Local people, surrounded by fields of grain, did not react well to high prices. The trouble lay partly with the insatiable demands of London, and partly with exports to other European countries suffering grain shortages of their own. Many did not understand the nature of a market economy. Efforts by local magistrates to limit rises in the cost of basic foods like bread did little to help. Few were effective anyway. Instead, local mobs resorted to seizing grain stores and flour mills and selling the produce themselves at what they thought were more appropriate prices. Despite receiving the money afterwards, the merchants and millers were far from amused!
In 1792, there was an especially violent riot in Great Yarmouth because of the price of corn. The local authorities managed to suppress the riot and do so without calling in the army.
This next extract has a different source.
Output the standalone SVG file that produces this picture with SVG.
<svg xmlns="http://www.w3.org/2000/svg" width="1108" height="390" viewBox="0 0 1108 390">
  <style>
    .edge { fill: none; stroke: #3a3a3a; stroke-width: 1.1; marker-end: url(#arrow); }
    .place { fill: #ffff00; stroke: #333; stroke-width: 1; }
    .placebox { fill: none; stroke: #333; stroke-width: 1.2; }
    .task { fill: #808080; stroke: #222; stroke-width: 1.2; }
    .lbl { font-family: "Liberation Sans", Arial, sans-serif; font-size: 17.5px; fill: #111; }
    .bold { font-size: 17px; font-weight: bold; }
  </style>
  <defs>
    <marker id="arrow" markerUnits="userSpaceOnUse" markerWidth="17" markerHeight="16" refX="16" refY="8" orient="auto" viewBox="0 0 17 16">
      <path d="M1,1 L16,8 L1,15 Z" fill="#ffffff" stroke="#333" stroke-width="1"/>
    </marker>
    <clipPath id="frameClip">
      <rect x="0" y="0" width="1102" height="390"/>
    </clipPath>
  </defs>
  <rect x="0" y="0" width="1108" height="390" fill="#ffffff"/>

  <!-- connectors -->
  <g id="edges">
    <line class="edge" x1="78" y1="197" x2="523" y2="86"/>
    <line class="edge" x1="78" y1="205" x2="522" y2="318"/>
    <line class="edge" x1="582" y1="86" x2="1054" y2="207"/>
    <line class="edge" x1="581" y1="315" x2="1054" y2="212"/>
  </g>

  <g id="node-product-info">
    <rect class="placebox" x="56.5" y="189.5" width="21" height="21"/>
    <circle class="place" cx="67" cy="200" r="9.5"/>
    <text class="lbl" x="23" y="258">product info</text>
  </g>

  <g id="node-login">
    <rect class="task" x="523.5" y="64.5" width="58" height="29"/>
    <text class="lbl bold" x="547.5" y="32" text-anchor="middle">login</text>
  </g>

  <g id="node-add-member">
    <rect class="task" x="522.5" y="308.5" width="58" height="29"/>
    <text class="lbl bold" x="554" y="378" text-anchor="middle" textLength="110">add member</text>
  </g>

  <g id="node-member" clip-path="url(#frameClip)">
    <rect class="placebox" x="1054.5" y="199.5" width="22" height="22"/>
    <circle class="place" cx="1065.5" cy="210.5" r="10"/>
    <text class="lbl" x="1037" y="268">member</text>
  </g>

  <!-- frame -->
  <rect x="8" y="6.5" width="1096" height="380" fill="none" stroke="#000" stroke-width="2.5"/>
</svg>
The Mayor, Edmund Lacon, was knighted as a reward. Yet this was far from the only example of local unrest due to high food prices, particularly for grain — and hence bread. Millers were accused of holding back supplies to increase the price, or depriving local people because the price in London was higher. Many dealers sold grain and flour to the military authorities, especially the navy, instead of sending it the nearest market town.
These food riots were usually short-lived affairs, but the bread riots of 1795 and into 1796 were different. Outbreaks of disorder caused by high bread prices spread throughout Britain. Wheat yields in 1795 were extremely low, due to bad weather as well as the war. There had also been a poor harvest in 1794, followed by an extremely cold winter, which stopped farmers from working on the land. The spring of 1795 again produced bad weather, so that supplies to the markets were reduced. The war against revolutionary France had so disrupted European and Atlantic trade that it prevented the import of sufficient grain to make up the shortfall. What followed was a full-blown crisis, as food prices soared. Some areas seemed on the brink of famine.
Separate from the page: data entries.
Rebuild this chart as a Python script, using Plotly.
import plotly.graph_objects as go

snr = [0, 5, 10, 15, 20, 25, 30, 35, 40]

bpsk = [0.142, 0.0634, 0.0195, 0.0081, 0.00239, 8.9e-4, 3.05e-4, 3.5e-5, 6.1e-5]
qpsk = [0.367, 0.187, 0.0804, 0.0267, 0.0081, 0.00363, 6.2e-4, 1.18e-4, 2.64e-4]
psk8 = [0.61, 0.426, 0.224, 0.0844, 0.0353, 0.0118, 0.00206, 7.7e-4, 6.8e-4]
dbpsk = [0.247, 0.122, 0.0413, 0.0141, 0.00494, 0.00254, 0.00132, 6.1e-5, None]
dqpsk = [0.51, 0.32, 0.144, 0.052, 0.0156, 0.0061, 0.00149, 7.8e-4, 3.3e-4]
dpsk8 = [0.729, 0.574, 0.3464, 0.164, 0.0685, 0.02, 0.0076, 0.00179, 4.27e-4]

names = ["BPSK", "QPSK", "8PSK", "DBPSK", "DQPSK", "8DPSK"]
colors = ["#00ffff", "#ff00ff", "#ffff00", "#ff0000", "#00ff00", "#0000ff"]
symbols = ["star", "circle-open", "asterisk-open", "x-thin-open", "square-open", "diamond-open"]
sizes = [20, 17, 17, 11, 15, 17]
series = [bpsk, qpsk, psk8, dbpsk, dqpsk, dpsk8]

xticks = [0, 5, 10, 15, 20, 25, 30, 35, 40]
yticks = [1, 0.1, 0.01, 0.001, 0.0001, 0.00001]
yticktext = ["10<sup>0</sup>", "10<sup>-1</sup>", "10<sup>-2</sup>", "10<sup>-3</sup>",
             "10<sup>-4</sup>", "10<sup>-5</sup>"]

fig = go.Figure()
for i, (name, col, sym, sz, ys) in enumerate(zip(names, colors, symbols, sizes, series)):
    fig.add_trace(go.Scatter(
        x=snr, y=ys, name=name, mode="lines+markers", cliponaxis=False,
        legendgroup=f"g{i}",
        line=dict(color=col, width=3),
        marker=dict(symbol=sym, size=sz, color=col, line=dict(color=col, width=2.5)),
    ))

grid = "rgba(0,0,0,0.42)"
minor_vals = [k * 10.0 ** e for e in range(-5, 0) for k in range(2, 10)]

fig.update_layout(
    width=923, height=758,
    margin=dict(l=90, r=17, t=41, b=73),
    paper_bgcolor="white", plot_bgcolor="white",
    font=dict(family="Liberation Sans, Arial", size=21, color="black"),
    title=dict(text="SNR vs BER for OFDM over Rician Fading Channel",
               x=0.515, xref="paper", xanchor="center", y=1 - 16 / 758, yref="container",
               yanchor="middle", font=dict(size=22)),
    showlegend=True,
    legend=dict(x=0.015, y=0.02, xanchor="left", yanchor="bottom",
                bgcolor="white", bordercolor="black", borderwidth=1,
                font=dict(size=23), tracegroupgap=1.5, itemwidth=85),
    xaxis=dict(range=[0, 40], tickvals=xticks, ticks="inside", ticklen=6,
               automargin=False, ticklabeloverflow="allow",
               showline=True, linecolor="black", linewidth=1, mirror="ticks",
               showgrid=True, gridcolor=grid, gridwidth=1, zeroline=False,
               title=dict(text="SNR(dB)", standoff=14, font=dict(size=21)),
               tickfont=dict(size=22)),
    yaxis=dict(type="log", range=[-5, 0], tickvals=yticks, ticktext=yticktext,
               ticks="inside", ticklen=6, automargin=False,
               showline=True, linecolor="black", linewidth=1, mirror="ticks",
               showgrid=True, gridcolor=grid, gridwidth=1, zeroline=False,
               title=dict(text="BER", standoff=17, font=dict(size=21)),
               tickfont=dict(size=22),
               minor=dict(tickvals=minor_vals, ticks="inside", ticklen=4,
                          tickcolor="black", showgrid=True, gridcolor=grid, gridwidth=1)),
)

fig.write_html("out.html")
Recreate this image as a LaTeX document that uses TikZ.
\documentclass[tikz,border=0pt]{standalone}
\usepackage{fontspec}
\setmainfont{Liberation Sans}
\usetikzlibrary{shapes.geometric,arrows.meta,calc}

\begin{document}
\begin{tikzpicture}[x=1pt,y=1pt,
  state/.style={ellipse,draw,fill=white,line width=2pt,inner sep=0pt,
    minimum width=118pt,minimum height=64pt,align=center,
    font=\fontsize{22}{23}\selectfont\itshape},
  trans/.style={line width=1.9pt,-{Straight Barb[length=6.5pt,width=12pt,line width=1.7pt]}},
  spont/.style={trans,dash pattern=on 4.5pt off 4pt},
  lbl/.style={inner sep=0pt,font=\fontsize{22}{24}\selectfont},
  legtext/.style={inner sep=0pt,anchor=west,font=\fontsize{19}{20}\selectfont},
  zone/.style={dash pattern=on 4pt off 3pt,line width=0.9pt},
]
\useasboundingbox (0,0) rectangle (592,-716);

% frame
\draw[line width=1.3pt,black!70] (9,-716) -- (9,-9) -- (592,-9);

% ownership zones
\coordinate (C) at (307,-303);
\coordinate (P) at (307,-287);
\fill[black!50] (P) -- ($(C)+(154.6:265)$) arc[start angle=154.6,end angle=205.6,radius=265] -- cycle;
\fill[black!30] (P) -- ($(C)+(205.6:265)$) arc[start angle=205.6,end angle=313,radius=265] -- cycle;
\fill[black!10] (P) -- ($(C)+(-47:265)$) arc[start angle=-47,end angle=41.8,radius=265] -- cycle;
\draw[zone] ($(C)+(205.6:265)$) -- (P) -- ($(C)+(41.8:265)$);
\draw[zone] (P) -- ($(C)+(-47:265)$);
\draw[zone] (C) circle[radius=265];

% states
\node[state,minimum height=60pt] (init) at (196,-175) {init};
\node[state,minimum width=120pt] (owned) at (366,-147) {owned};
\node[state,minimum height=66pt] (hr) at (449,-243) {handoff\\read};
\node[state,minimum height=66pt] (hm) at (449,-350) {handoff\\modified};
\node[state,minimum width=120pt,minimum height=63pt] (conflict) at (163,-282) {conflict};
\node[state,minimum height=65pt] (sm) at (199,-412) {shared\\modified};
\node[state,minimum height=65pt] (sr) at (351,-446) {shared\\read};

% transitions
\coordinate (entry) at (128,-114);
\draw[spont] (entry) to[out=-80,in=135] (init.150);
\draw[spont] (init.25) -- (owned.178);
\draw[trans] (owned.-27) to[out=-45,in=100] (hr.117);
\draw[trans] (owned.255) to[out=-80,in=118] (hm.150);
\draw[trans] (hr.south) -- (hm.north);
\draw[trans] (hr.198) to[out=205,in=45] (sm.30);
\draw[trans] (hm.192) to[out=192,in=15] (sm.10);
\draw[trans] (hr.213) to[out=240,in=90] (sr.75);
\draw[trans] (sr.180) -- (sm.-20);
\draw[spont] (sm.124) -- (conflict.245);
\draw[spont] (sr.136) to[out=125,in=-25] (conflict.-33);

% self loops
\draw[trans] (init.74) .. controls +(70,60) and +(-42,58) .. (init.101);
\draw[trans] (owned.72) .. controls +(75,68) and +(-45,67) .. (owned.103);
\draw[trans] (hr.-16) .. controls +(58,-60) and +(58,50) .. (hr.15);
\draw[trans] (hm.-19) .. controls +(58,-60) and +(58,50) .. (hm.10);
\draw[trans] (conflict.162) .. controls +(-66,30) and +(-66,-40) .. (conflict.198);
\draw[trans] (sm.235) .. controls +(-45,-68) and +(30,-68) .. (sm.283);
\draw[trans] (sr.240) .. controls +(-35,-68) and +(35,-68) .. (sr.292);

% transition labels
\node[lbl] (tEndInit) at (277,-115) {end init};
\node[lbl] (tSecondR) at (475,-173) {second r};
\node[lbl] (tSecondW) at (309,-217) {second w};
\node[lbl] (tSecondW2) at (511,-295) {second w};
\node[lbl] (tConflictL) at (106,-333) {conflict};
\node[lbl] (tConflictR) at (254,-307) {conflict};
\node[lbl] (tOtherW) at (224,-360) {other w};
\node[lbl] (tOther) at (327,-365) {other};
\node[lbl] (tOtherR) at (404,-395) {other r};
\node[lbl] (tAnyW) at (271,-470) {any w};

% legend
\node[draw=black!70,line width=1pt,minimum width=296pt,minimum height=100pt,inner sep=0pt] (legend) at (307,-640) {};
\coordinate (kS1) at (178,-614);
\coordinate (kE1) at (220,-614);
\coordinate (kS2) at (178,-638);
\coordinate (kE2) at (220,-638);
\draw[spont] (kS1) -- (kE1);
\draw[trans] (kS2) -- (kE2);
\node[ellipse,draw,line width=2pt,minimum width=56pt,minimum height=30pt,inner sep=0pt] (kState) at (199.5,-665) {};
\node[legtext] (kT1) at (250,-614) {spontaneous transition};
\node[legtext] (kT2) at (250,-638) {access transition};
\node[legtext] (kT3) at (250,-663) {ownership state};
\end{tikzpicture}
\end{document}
Fear of a British Revolution
The riots, combined with unrest over the war, might have offered a fertile ground for the republican and revolutionary movements then active. In fact, most were strong on rhetoric and protest, but weak when it came to action. Still, with recent events in France in mind, and with unrest in Ireland almost a constant, they were enough to provoke Pitt’s government into taking Draconian action. The leaders of such groups were arrested and meetings banned. Virtually any organisation thought to be seditious, or antagonistic to the current form of government, were targeted. The crisis was weathered, but not without resorting to methods of dubious legality in constitutional terms.
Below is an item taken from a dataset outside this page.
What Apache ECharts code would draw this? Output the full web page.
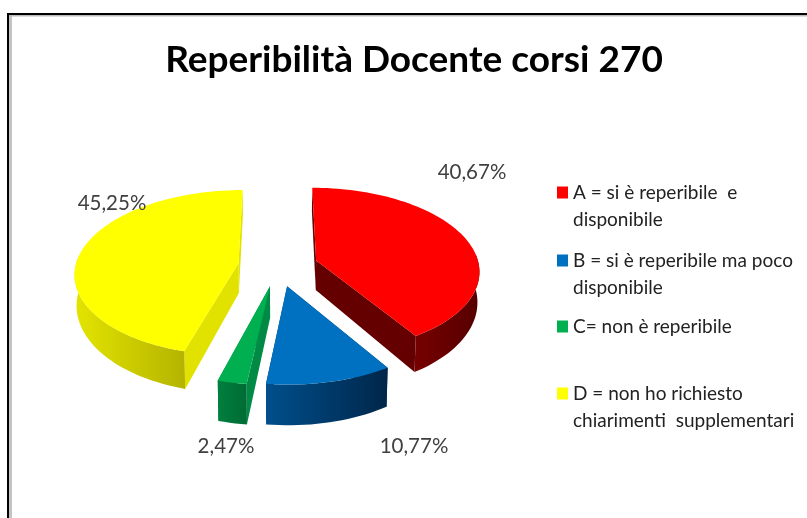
<!DOCTYPE html>
<html><head><meta charset="utf-8">
<style>html,body{margin:0;padding:0;background:#fff}#c{width:807px;height:518px}</style>
<script src="https://cdn.jsdelivr.net/npm/echarts@6/dist/echarts.min.js"></script>
</head><body><div id="c"></div>
<script>
const titleText = 'Reperibilità Docente corsi 270';
const categories = ['A = si è reperibile  e\ndisponibile','B = si è reperibile ma poco\ndisponibile','C= non è reperibile','D = non ho richiesto\nchiarimenti  supplementari'];
const values = [40.67, 10.77, 2.47, 45.25];
const valueLabels = ['40,67%','10,77%','2,47%','45,25%'];
const topColors = ['#ff0000','#0070c0','#00b050','#ffff00'];
const wallColors = [['#760000','#560000'],['#004f8c','#00264a'],['#007f3e','#006b34'],['#e4e400','#b4b400']];
const cutColors = ['#650000','#003f72','#008a45','#e2e200'];
const labelPos = [[472,172],[414,446],[226,446],[112,203]];
const legendTops = [152,220,313,353];
const seriesZ = [2,3,4,2];

const P = {cx:278, cy:266, R:163, tilt:0.504, persp:0.0007, depth:30, pinch:0.99, explode:40};
const total = values.reduce((a,b)=>a+b,0);
const starts = []; values.reduce((a,v,i)=>{starts[i]=a; return a+v;},0);

function project(u,v,z){
  const d = 1 - P.persp*v;
  const s = z ? P.pinch : 1;
  return [P.cx + s*u/d, P.cy + v*P.tilt/d + z/(d*d)];
}
function renderSlice(i){
  return function(params, api){
    const a0 = api.value(1)/total*360, a1 = (api.value(1)+api.value(0))/total*360;
    const rad = d=>d*Math.PI/180;
    const mid = rad((a0+a1)/2);
    const au = Math.sin(mid)*P.explode, av = -Math.cos(mid)*P.explode;
    const rim = (deg,z)=>project(au+P.R*Math.sin(rad(deg)), av-P.R*Math.cos(rad(deg)), z);
    const apex = z=>project(au,av,z);
    const angles = [];
    const n = Math.max(4, Math.ceil((a1-a0)/2));
    for(let k=0;k<=n;k++) angles.push(a0+(a1-a0)*k/n);
    const topPts = [apex(0)].concat(angles.map(d=>rim(d,0)));
    const vis = angles.filter(d=>d>=85&&d<=275);
    const wallPts = vis.map(d=>rim(d,0)).concat(vis.slice().reverse().map(d=>rim(d,P.depth)));
    const children = [];
    const poly = (pts,fill)=>({type:'polygon',shape:{points:pts},style:{fill:fill,stroke:null}});
    children.push(poly([apex(0),rim(a0,0),rim(a0,P.depth),apex(P.depth)],cutColors[i]));
    children.push(poly([apex(0),rim(a1,0),rim(a1,P.depth),apex(P.depth)],cutColors[i]));
    if(vis.length>1) children.push(poly(wallPts,new echarts.graphic.LinearGradient(0,0,1,0,[{offset:0,color:wallColors[i][0]},{offset:1,color:wallColors[i][1]}])));
    children.push(poly(topPts,topColors[i]));
    children.push({type:'text',style:{text:valueLabels[i],x:labelPos[i][0],y:labelPos[i][1],align:'center',verticalAlign:'middle',fill:'#404040',font:'20.5px Lato'}});
    return {type:'group',children:children};
  };
}
const chart = echarts.init(document.getElementById('c'),null,{renderer:'canvas'});
chart.setOption({
  animation:false,
  backgroundColor:'#ffffff',
  title:{text:titleText,left:409,top:37,textAlign:'center',textStyle:{fontFamily:'Lato',fontWeight:'bold',fontSize:37,color:'#000'}},
  graphic:[
    {type:'rect',shape:{x:9,y:15,width:3,height:510},style:{fill:'#c4c4c4'},silent:true},
    {type:'rect',shape:{x:9,y:15,width:800,height:1.5},style:{fill:'#bcbcbc'},silent:true},
    {type:'rect',shape:{x:7,y:13,width:2,height:510},style:{fill:'#000'},silent:true},
    {type:'rect',shape:{x:7,y:13,width:803,height:2},style:{fill:'#000'},silent:true}
  ],
  legend:categories.map((c,i)=>({
    data:[{name:c,icon:'rect',itemStyle:{color:topColors[i]}}],
    left:557, top:legendTops[i], orient:'vertical', selectedMode:false, padding:0,
    itemWidth:11,itemHeight:12,itemGap:0,
    formatter:n=>n.includes('\n')?'\n'+n:n,
    textStyle:{fontFamily:'Lato',fontSize:19,color:'#222',lineHeight:27}
  })),
  series:categories.map((c,i)=>({
    type:'custom',name:c,coordinateSystem:'none',z:seriesZ[i],
    itemStyle:{color:topColors[i]},
    renderItem:renderSlice(i),
    data:[[values[i],starts[i]]]
  }))
});
</script></body></html>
There’s little evidence the French were behind any of this, save in the broadest sense of offering moral support. Even the Irish, desperate for French help to stage an armed rebellion, found themselves let down. In England, the Corresponding Societies and other revolutionary groups looked back more often to the English Civil War for their inspiration than to events in France. ‘Conservative’ thinkers argued that Britain had already had its revolution in 1688 and needed no other. Radicals claimed that the spirit of that ‘Glorious Revolution’ had been watered down by the king and his Tory ministers. Just as today, politicians split on party lines: the Tories were for stability and the status quo; the Whigs — especially the faction around Charles James Fox — for significant change.
It’s interesting to reflect how little things have changed over some 250 years. Both sides used ‘scare tactics’ to win over support. The Tories, with Edmund Burke as their champion, decried all that came across the English Channel as likely to ruin Britain’s future prospects in the world. The Foxite Whigs pointed to the need to reform Britain’s constitution and believed continental models could indicate something of how to do it.
In the end, of course, Britain went its own way via the great Reform Act — but not until after more than sixty years of acrimonious, and often pointless, argument.